Thom en profite pour rappeler la règle des deux respirations :
Quand la personne 2 ou la personne 3 suggère un besoin ou un sentiment confirmé par la personne 1 par un Oui, chacun prend 2 respirations pour laisser de l’espace dans cette démarche d’empathie et accueillir ce qui vient d’être partagé. Un peu comme une célébration silencieuse qui aide à encore plus d’introspection.
Thom revient ensuite sur l’une des formes les plus difficiles de créer des liens avec une personne : le moment où la personne en face de nous est très en colère. Quand une personne en est là, elle pourrait se moquer de ses besoins. La chose la plus importante pour quelqu’un qui est dans cette situation, c’est de sentir que nous comprenons ce qu’elle ressent. Il serait même possible de prendre un point de vue chacal en émettant un jugement dans le même sens que la personne, car parfois la personne n’a pas non plus envie de recevoir ce qu’on pourrait lui dire comme « êtes-vous frustré car vous voulez avoir confiance ? » par exemple. Si nous allons dans le même jugement que la personne, la connexion sera facilitée. Mais Thom confirme que c’est la partie la plus délicate de ce travail : car nous devons plonger dans leur monde de chacal afin d’établir une connexion pour arriver à un espace où il y aura plus de sentiments et de besoins.
Dans cette connexion avec la personne, nous n’allons pas nous fâcher. Nous allons être actifs. Nous pourrons aider. Et pour Thom, c’est la différence. Être en colère peut nous mettre à terre, peut nous prendre notre énergie. Alors que si nous pouvons vraiment nous connecter à ce qui est vivant, c’est le vrai lien avec la vie et c’est là que nous pouvons faire bouger les choses.
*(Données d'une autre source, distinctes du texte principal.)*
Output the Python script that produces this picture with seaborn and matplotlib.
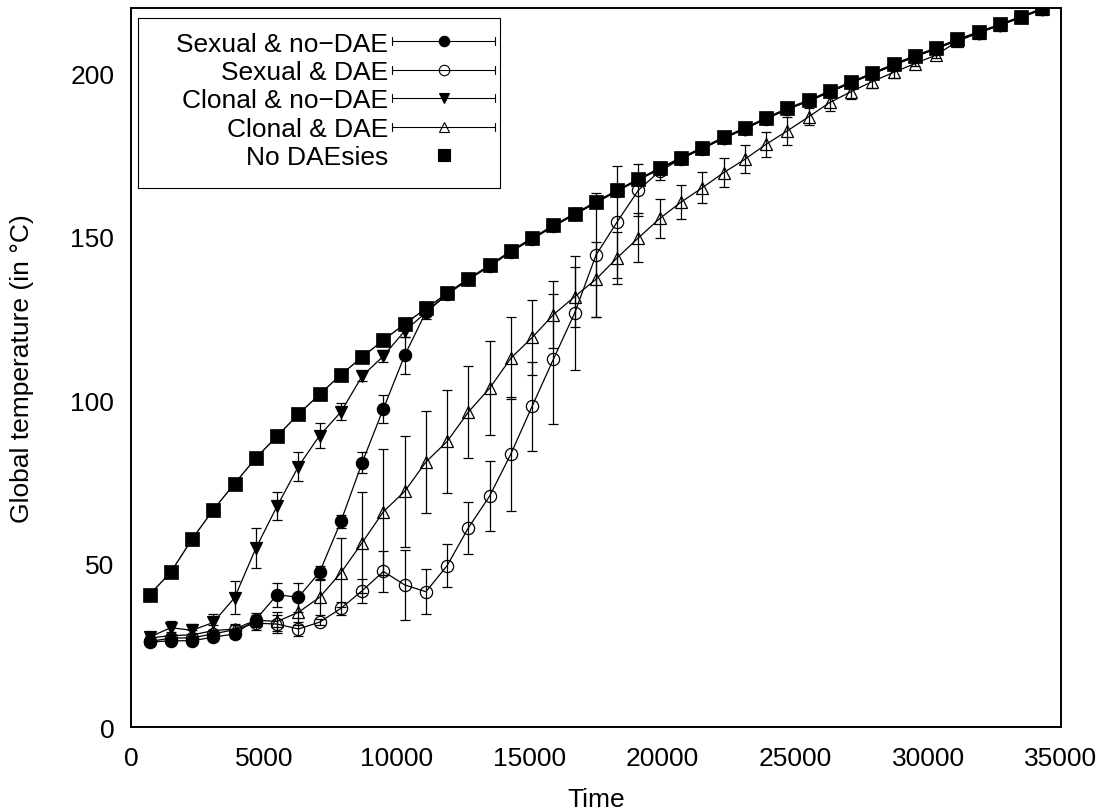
import numpy as np
import seaborn as sns
import matplotlib.pyplot as plt
from matplotlib.lines import Line2D
from matplotlib.patches import Rectangle
from matplotlib.legend_handler import HandlerBase

# sampled times (every 800 time steps)
time = np.arange(700, 34301, 800)

no_daesies = [40.5, 47.4, 57.5, 66.5, 74.5, 82.3, 89.0, 95.7, 101.8, 107.8,
              113.2, 118.4, 123.3, 128.1, 132.7, 137.2, 141.3, 145.7, 149.6, 153.5,
              157.1, 160.7, 164.3, 167.7, 171.0, 174.2, 177.3, 180.4, 183.3, 186.4,
              189.3, 191.8, 194.6, 197.4, 200.1, 202.8, 205.4, 207.8, 210.4, 212.7,
              215.0, 217.4, 219.9]

sexual_nodae = [26.0, 26.4, 26.4, 27.5, 28.5, 32.9, 40.5, 39.7, 47.4, 62.9,
                80.9, 97.4, 113.7, 127.0, 132.5, 137.0, 141.1, 145.5, 149.4, 153.3,
                156.9, 160.5, 164.1, 167.5, 170.8, 174.0, 177.1, 180.2, 183.1, 186.2,
                189.1, 191.6, 194.4, 197.2, 199.9, 202.6, 205.2, 207.6, 210.2, 212.5,
                214.8, 217.2, 219.7]
sexual_nodae_err = [0.8, 0.8, 0.8, 1.0, 1.2, 1.5, 3.7, 4.4, 2.0, 1.9,
                    3.3, 4.3, 5.6, 2.0, 0.5, 0.5, 0.5, 0.5, 0.5, 0.5,
                    0.5, 0.5, 0.5, 0.5, 0.5, 0.5, 0.5, 0.5, 0.5, 0.5,
                    0.5, 0.5, 0.5, 0.5, 0.5, 0.5, 0.5, 0.5, 0.5, 0.5,
                    0.5, 0.5, 0.5]

sexual_dae = [26.2, 27.2, 27.3, 28.5, 29.8, 31.8, 31.5, 30.0, 32.1, 36.3,
              41.7, 47.6, 43.5, 41.4, 49.4, 61.0, 70.7, 83.6, 98.2, 112.6,
              126.7, 144.4, 154.6, 164.3, 170.1, 173.8, 177.0, 180.1, 183.0, 186.1,
              189.0, 191.5, 194.3, 197.1, 199.8, 202.5, 205.1, 207.6, 210.2, 212.5,
              214.8, 217.2, 219.7]
sexual_dae_err = [0.8, 1.0, 1.2, 1.3, 1.5, 2.0, 2.8, 2.0, 1.0, 2.0,
                  3.7, 6.4, 10.8, 6.9, 6.5, 8.0, 10.7, 17.5, 13.6, 19.9,
                  17.5, 18.9, 17.2, 8.0, 2.7, 1.5, 1.2, 1.0, 0.8, 0.8,
                  0.8, 0.8, 0.8, 0.8, 0.8, 0.8, 0.8, 0.8, 0.5, 0.5,
                  0.5, 0.5, 0.5]

clonal_nodae = [27.5, 30.4, 29.6, 32.0, 39.6, 54.7, 67.6, 79.7, 89.2, 96.4,
                107.4, 113.5, 121.2, 126.8, 132.4, 136.9, 141.0, 145.4, 149.3, 153.2,
                156.8, 160.4, 164.0, 167.4, 170.7, 173.9, 177.0, 180.1, 183.0, 186.1,
                189.0, 191.5, 194.3, 197.1, 199.8, 202.5, 205.1, 207.5, 210.1, 212.4,
                214.7, 217.1, 219.6]
clonal_nodae_err = [1.0, 2.0, 1.8, 2.5, 5.0, 6.1, 4.2, 4.5, 3.9, 2.6,
                    1.6, 1.9, 1.9, 1.0, 0.5, 0.5, 0.5, 0.5, 0.5, 0.5,
                    0.5, 0.5, 0.5, 0.5, 0.5, 0.5, 0.5, 0.5, 0.5, 0.5,
                    0.5, 0.5, 0.5, 0.5, 0.5, 0.5, 0.5, 0.5, 0.5, 0.5,
                    0.5, 0.5, 0.5]

clonal_dae = [27.2, 28.0, 28.2, 29.5, 30.0, 32.7, 32.3, 35.1, 39.7, 47.2,
              56.4, 65.9, 72.1, 81.1, 87.4, 96.4, 103.7, 112.9, 119.2, 126.2,
              131.7, 137.0, 143.6, 149.7, 155.6, 160.6, 165.0, 169.6, 173.7, 178.3,
              182.4, 186.7, 191.1, 194.4, 197.5, 200.3, 203.0, 205.6, 209.8, 212.4,
              214.8, 217.2, 219.7]
clonal_dae_err = [0.8, 1.2, 1.5, 1.8, 1.5, 2.2, 3.0, 4.0, 5.4, 10.5,
                  15.5, 19.3, 17.1, 15.6, 15.7, 14.0, 14.3, 12.6, 11.5, 10.2,
                  9.2, 11.5, 8.0, 7.5, 6.1, 5.3, 4.7, 4.5, 4.3, 3.9,
                  4.2, 2.6, 2.5, 2.2, 2.0, 1.8, 0.8, 0.8, 0.5, 0.5,
                  0.5, 0.5, 0.5]

labels = ['Sexual & no\u2212DAE', 'Sexual & DAE', 'Clonal & no\u2212DAE',
          'Clonal & DAE', 'No DAEsies']

sns.set_theme(style='white')
plt.rcParams['font.family'] = ['Liberation Sans', 'DejaVu Sans']
plt.rcParams['axes.linewidth'] = 1.4
plt.rcParams['axes.edgecolor'] = 'black'
plt.rcParams['axes.labelcolor'] = 'black'
plt.rcParams['text.color'] = 'black'

fig, ax = plt.subplots(figsize=(11.09, 8.12), dpi=100)
fig.subplots_adjust(left=0.1181, right=0.9567, bottom=0.1034, top=0.9889)

series = [
    (sexual_nodae, sexual_nodae_err, 'o', 'black', 8.8),
    (sexual_dae, sexual_dae_err, 'o', 'none', 8.8),
    (clonal_nodae, clonal_nodae_err, 'v', 'black', 9.2),
    (clonal_dae, clonal_dae_err, '^', 'none', 9.2),
]

z = 2
for vals, err, mk, fc, ms in series:
    ax.errorbar(time, vals, yerr=err, fmt='none', ecolor='black',
                elinewidth=0.9, capsize=3.6, capthick=0.9, zorder=z)
    sns.lineplot(x=time, y=vals, ax=ax, color='black', lw=0.9, marker=mk,
                 markersize=ms, markerfacecolor=fc, markeredgecolor='black',
                 markeredgewidth=0.9, zorder=z + 1)
    z += 2

sns.lineplot(x=time, y=no_daesies, ax=ax, color='black', lw=1.0, marker='s',
             markersize=9.8, markerfacecolor='black', markeredgecolor='black',
             markeredgewidth=0.5, zorder=z + 1)

ax.set_xlim(0, 35000)
ax.set_ylim(0, 220)
ax.set_xticks(np.arange(0, 35001, 5000))
ax.set_yticks(np.arange(0, 201, 50))
ax.tick_params(axis='both', length=0, labelsize=19, colors='black')
ax.tick_params(axis='x', pad=14)
ax.tick_params(axis='y', pad=12)
ax.set_xlabel('Time', fontsize=19, labelpad=12)
ax.set_ylabel('Global temperature (in \u00b0C)', fontsize=19, labelpad=26)
for s in ax.spines.values():
    s.set_visible(True)
    s.set_color('black')


class ErrKey(HandlerBase):
    def __init__(self, bars=True):
        super().__init__()
        self.bars = bars

    def create_artists(self, legend, orig_handle, xdescent, ydescent,
                       width, height, fontsize, trans):
        y = height / 2 - ydescent
        x0, x1 = -xdescent, width - xdescent
        arts = []
        if self.bars:
            cap = 2.8
            arts.append(Line2D([x0, x1], [y, y], color='black', lw=0.8))
            arts.append(Line2D([x0, x0], [y - cap, y + cap], color='black', lw=0.8))
            arts.append(Line2D([x1, x1], [y - cap, y + cap], color='black', lw=0.8))
        arts.append(Line2D([(x0 + x1) / 2], [y], linestyle='none',
                           marker=orig_handle.get_marker(),
                           markersize=orig_handle.get_markersize(),
                           markerfacecolor=orig_handle.get_markerfacecolor(),
                           markeredgecolor='black', markeredgewidth=0.8))
        for a in arts:
            a.set_transform(trans)
        return arts


handles = [
    Line2D([], [], marker='o', markersize=7.5, markerfacecolor='black'),
    Line2D([], [], marker='o', markersize=7.5, markerfacecolor='none'),
    Line2D([], [], marker='v', markersize=6.5, markerfacecolor='black'),
    Line2D([], [], marker='^', markersize=6.5, markerfacecolor='none'),
    Line2D([], [], marker='s', markersize=9, markerfacecolor='black'),
]
hmap = {h: ErrKey(bars=(i < 4)) for i, h in enumerate(handles)}

leg = ax.legend(handles, labels, handler_map=hmap, loc='upper right',
                bbox_to_anchor=(495 / 1109, 1 - 32.5 / 812),
                bbox_transform=fig.transFigure, markerfirst=False,
                frameon=False, fontsize=19, borderpad=0, borderaxespad=0,
                handlelength=103 / 26.4, handletextpad=0.15, labelspacing=0.17)
leg.set_zorder(20)

# key box
ax.add_patch(Rectangle((138 / 1109, 1 - 189 / 812), 362 / 1109, 170 / 812,
                       transform=fig.transFigure, facecolor='white',
                       edgecolor='black', lw=0.8, zorder=19))

fig.savefig('out.png', dpi=100)
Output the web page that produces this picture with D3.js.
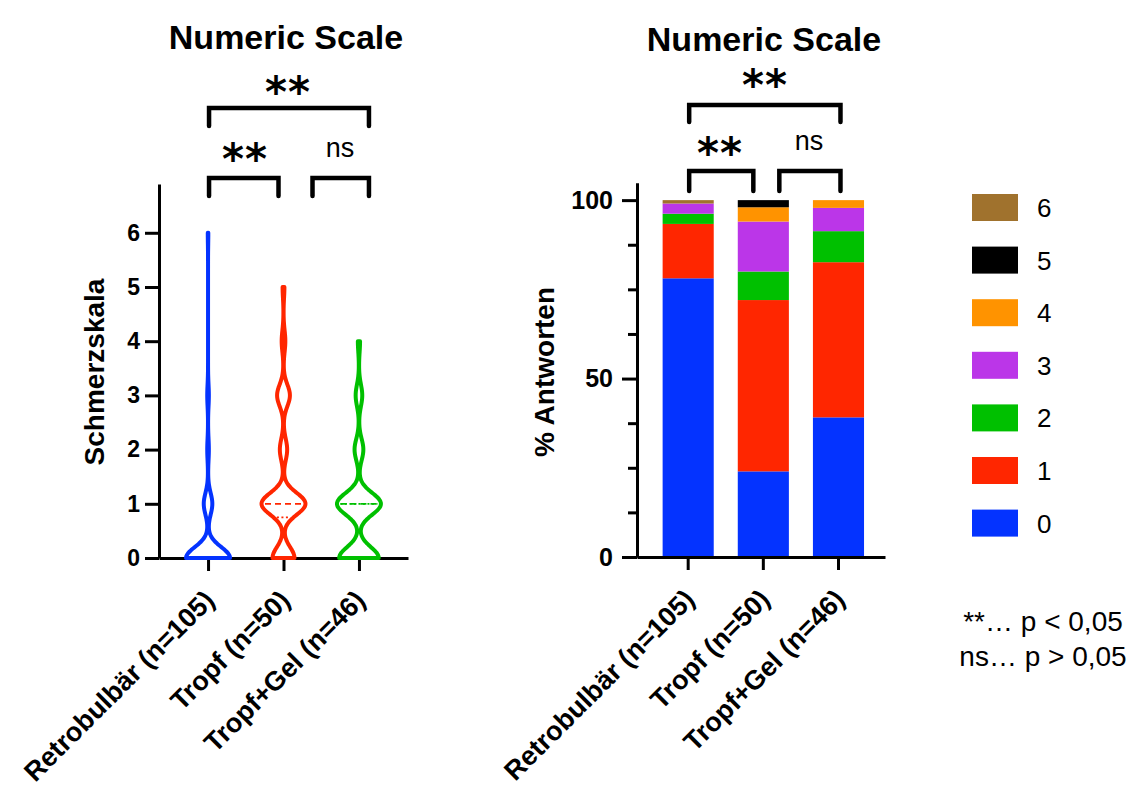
<!DOCTYPE html>
<html><head><meta charset="utf-8">
<script src="https://cdn.jsdelivr.net/npm/d3@7"></script>
<style>body{margin:0;background:#fff} svg{display:block}</style>
</head><body><svg id="c" width="1143" height="788"></svg>
<script>
// ---------- DATA ----------
const title = "Numeric Scale";
const groups = ["Retrobulbär (n=105)", "Tropf (n=50)", "Tropf+Gel (n=46)"];
const scores = [0, 1, 2, 3, 4, 5, 6];
// number of answers per pain score 0..6
const countsRetrobulbar = [82, 16, 3, 3, 0, 0, 1];
const countsTropf       = [12, 24, 4, 7, 2, 1, 0];
const countsTropfGel    = [18, 20, 4, 3, 1, 0, 0];
const violinTicks = [0, 1, 2, 3, 4, 5, 6];
const percentTicks = [0, 50, 100];
const percentMinorTicks = [12.5, 25, 37.5, 62.5, 75, 87.5];
const comparisons = [[0, 2, "**"], [0, 1, "**"], [1, 2, "ns"]];
const legendKeys = ["6", "5", "4", "3", "2", "1", "0"];
const footnotes = ["**… p < 0,05", "ns… p > 0,05"];
const yTitleLeft = "Schmerzskala";
const yTitleRight = "% Antworten";

const allCounts = [countsRetrobulbar, countsTropf, countsTropfGel];

// ---------- STYLE ----------
const FONT = "'Liberation Sans', Arial, Helvetica, sans-serif";
const groupColors = ["#0433FF", "#FF2600", "#00C000"];
const scoreColors = ["#0433FF", "#FF2600", "#00C000", "#BB36E8", "#FF9300", "#000000", "#A0722D"];

const svg = d3.select("#c");

function styleAxis(g, fs) {
  g.selectAll(".domain").attr("stroke", "#000").attr("stroke-width", 3);
  g.selectAll(".tick line").attr("stroke", "#000").attr("stroke-width", 3);
  g.selectAll(".tick text").attr("fill", "#000").attr("font-family", FONT)
    .attr("font-weight", "bold").attr("font-size", fs);
}

// ---------- LEFT: violin ----------
const yL = d3.scaleLinear().domain([0, 6.9]).range([558, 184]);
const xL = d3.scalePoint().domain(groups).range([159, 408]).padding(0.65);

const bw = 0.2;
function density(counts, y) {
  let s = 0;
  counts.forEach((c, k) => { s += c * Math.exp(-((y - scores[k]) ** 2) / (2 * bw * bw)); });
  return s;
}
function quantilePrism(counts, p) {
  const vals = [];
  counts.forEach((c, k) => { for (let i = 0; i < c; i++) vals.push(scores[k]); });
  const n = vals.length, pos = (n + 1) * p;
  const lo = Math.max(1, Math.floor(pos)), hi = Math.min(n, lo + 1);
  const f = pos - Math.floor(pos);
  return vals[lo - 1] + f * (vals[hi - 1] - vals[lo - 1]);
}

const yAxL = svg.append("g").attr("transform", "translate(159,0)")
  .call(d3.axisLeft(yL).tickValues(violinTicks).tickFormat(d3.format("d"))
    .tickSize(14).tickSizeOuter(0).tickPadding(5));
styleAxis(yAxL, 23);
const xAxL = svg.append("g").attr("transform", "translate(0,558)")
  .call(d3.axisBottom(xL).tickSize(13).tickSizeOuter(0).tickFormat(""));
styleAxis(xAxL, 22);

const maxHalf = 22;
const violinG = svg.append("g");
allCounts.forEach((counts, gi) => {
  const cx = xL(groups[gi]);
  const present = scores.filter((s, k) => counts[k] > 0);
  const lo = d3.min(present), hi = d3.max(present);
  const pts = d3.range(lo, hi + 0.0001, 0.02).map(y => ({ y, d: density(counts, y) }));
  const dmax = d3.max(pts, p => p.d);
  const w = d3.scaleLinear().domain([0, dmax]).range([0, maxHalf]);
  const area = d3.area().y(p => yL(p.y)).x0(p => cx - w(p.d)).x1(p => cx + w(p.d)).curve(d3.curveBasis);
  violinG.append("path").attr("d", area(pts)).attr("fill", "#fff")
    .attr("stroke", groupColors[gi]).attr("stroke-width", 4).attr("stroke-linejoin", "round");
  const med = quantilePrism(counts, 0.5), q1 = quantilePrism(counts, 0.25), q3 = quantilePrism(counts, 0.75);
  [[q1, "2,2.5"], [q3, "2,2.5"], [med, "6,4"]].forEach(([q, dash]) => {
    const half = w(density(counts, q)) - 3.5;
    if (half > 1.5 && q > lo) {
      violinG.append("line").attr("x1", cx - half).attr("x2", cx + half)
        .attr("y1", yL(q)).attr("y2", yL(q)).attr("stroke", groupColors[gi])
        .attr("stroke-width", 1.8).attr("stroke-dasharray", dash);
    }
  });
});

svg.append("text").attr("transform", "translate(104,372) rotate(-90)")
  .attr("text-anchor", "middle").attr("font-family", FONT).attr("font-weight", "bold")
  .attr("font-size", 28).text(yTitleLeft);

groups.forEach(g => {
  svg.append("text").attr("transform", `translate(${xL(g) + 8},602) rotate(-45)`)
    .attr("text-anchor", "end").attr("font-family", FONT).attr("font-weight", "bold")
    .attr("font-size", 27).text(g);
});

svg.append("text").attr("x", 286).attr("y", 49).attr("text-anchor", "middle")
  .attr("font-family", FONT).attr("font-weight", "bold").attr("font-size", 34).text(title);

// ---------- RIGHT: stacked bars ----------
const yR = d3.scaleLinear().domain([0, 104.8]).range([557, 183]);
const xR = d3.scaleBand().domain(groups).range([637, 885]).paddingInner(0.32).paddingOuter(0.31).align(0.55);

const rows = groups.map((g, gi) => {
  const n = d3.sum(allCounts[gi]);
  const o = { group: g };
  scores.forEach((s, k) => { o[s] = allCounts[gi][k] / n * 100; });
  return o;
});
const stack = d3.stack().keys(scores)(rows);
svg.append("g").selectAll("g").data(stack).join("g")
  .attr("fill", d => scoreColors[d.key])
  .selectAll("rect").data(d => d).join("rect")
  .attr("x", d => xR(d.data.group)).attr("width", xR.bandwidth())
  .attr("y", d => yR(d[1])).attr("height", d => Math.max(0, yR(d[0]) - yR(d[1])));

const yAxRminor = svg.append("g").attr("transform", "translate(637,0)")
  .call(d3.axisLeft(yR).tickValues(percentMinorTicks).tickSize(9).tickSizeOuter(0).tickFormat(""));
styleAxis(yAxRminor, 25);
const yAxR = svg.append("g").attr("transform", "translate(637,0)")
  .call(d3.axisLeft(yR).tickValues(percentTicks).tickSize(15).tickSizeOuter(0).tickPadding(9));
styleAxis(yAxR, 25);
const xAxR = svg.append("g").attr("transform", "translate(0,557)")
  .call(d3.axisBottom(d3.scalePoint().domain(groups).range([637, 885]))
    .tickValues([]).tickSize(0).tickSizeOuter(0));
styleAxis(xAxR, 22);
groups.forEach(g => {
  const cx = xR(g) + xR.bandwidth() / 2;
  svg.append("line").attr("x1", cx).attr("x2", cx).attr("y1", 557).attr("y2", 570)
    .attr("stroke", "#000").attr("stroke-width", 3);
  svg.append("text").attr("transform", `translate(${cx + 8},601) rotate(-45)`)
    .attr("text-anchor", "end").attr("font-family", FONT).attr("font-weight", "bold")
    .attr("font-size", 27).text(g);
});

svg.append("text").attr("transform", "translate(554,372) rotate(-90)")
  .attr("text-anchor", "middle").attr("font-family", FONT).attr("font-weight", "bold")
  .attr("font-size", 28).text(yTitleRight);

svg.append("text").attr("x", 764).attr("y", 51).attr("text-anchor", "middle")
  .attr("font-family", FONT).attr("font-weight", "bold").attr("font-size", 34).text(title);

// ---------- significance brackets ----------
function brackets(xpos, layout) {
  comparisons.forEach(([a, b, lab], i) => {
    const L = layout[i];
    const x1 = xpos(a) + L.dx1, x2 = xpos(b) + L.dx2;
    svg.append("path")
      .attr("d", `M${x1},${L.yb}V${L.y}H${x2}V${L.yb}`)
      .attr("fill", "none").attr("stroke", "#000").attr("stroke-width", 4.5)
      .attr("stroke-linecap", "round").attr("stroke-linejoin", "miter");
    const t = svg.append("text").attr("x", L.tx).attr("text-anchor", "middle").attr("fill", "#000").text(lab);
    if (lab === "ns") {
      t.attr("y", L.ty).attr("font-family", FONT).attr("font-size", 27);
    } else {
      t.attr("y", L.ty).attr("font-family", "'DejaVu Sans', sans-serif").attr("font-weight", "bold")
        .attr("font-size", 42).attr("letter-spacing", 1);
    }
  });
}
const pL = i => xL(groups[i]);
brackets(pL, [
  { dx1: 1, dx2: 10, y: 108, yb: 126, tx: 288, ty: 107 },
  { dx1: 1, dx2: -5, y: 178, yb: 196, tx: 245, ty: 174 },
  { dx1: 29, dx2: 10, y: 178, yb: 196, tx: 340, ty: 157 }
]);
const pR = i => xR(groups[i]) + xR.bandwidth() / 2;
brackets(pR, [
  { dx1: 1, dx2: 2, y: 105, yb: 122, tx: 765, ty: 100 },
  { dx1: 1, dx2: -10, y: 171, yb: 191, tx: 720, ty: 168 },
  { dx1: 16, dx2: 2, y: 171, yb: 191, tx: 809, ty: 150 }
]);

// ---------- legend ----------
const lg = svg.append("g");
legendKeys.forEach((k, i) => {
  const cy = 207.5 + i * 52.6;
  lg.append("rect").attr("x", 972).attr("y", cy - 13.5).attr("width", 46).attr("height", 27)
    .attr("fill", scoreColors[+k]);
  lg.append("text").attr("x", 1037).attr("y", cy + 9.5).attr("font-family", FONT)
    .attr("font-size", 26).attr("fill", "#000").text(k);
});

footnotes.forEach((f, i) => {
  svg.append("text").attr("x", 1043).attr("y", 631 + i * 35).attr("text-anchor", "middle")
    .attr("font-family", FONT).attr("font-size", 28).attr("fill", "#000").text(f);
});
</script></body></html>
Une dernière question est abordée au sujet des conditions de travail. La personne qui en parle est en colère à cause de ses managers qui lui imposent des choses dans un jeu de pouvoir et elle se sent impuissante. Thom lui confirme que cela se manifeste de différentes manières. C’est tellement important pour nous les humains et cela contribue à tellement de choses comme l’expression de soi dans toute notre vie. Nous sommes l’auteur de notre vie et l’une des choses qui se passe quand nous commençons à reconnaître ces choses, c’est que nous découvrons où elles ne sont pas rencontrées et souvent pour beaucoup d’entre nous, nous commençons tout juste à prendre conscience de leur importance et Thom connait beaucoup de gens qui ont changé d’emploi parce qu’ils ont réalisé à quel point il était important pour eux de travailler dans un environnement où les gens se respectaient, où les gens se donnaient le choix. Thom confirme à cette personne qu’elle est sur la piste pour rendre nos vies plus merveilleuses en nous connectant à ces besoins vraiment importants que nous voulons avoir dans le cadre de nos vies. Cela pourrait être un nouvel emploi, cela pourrait être une nouvelle relation. Cela pourrait être un nouvel endroit où vivre. La vie a beaucoup de choses à offrir.
Ainsi se termine cette conférence sur la Colère.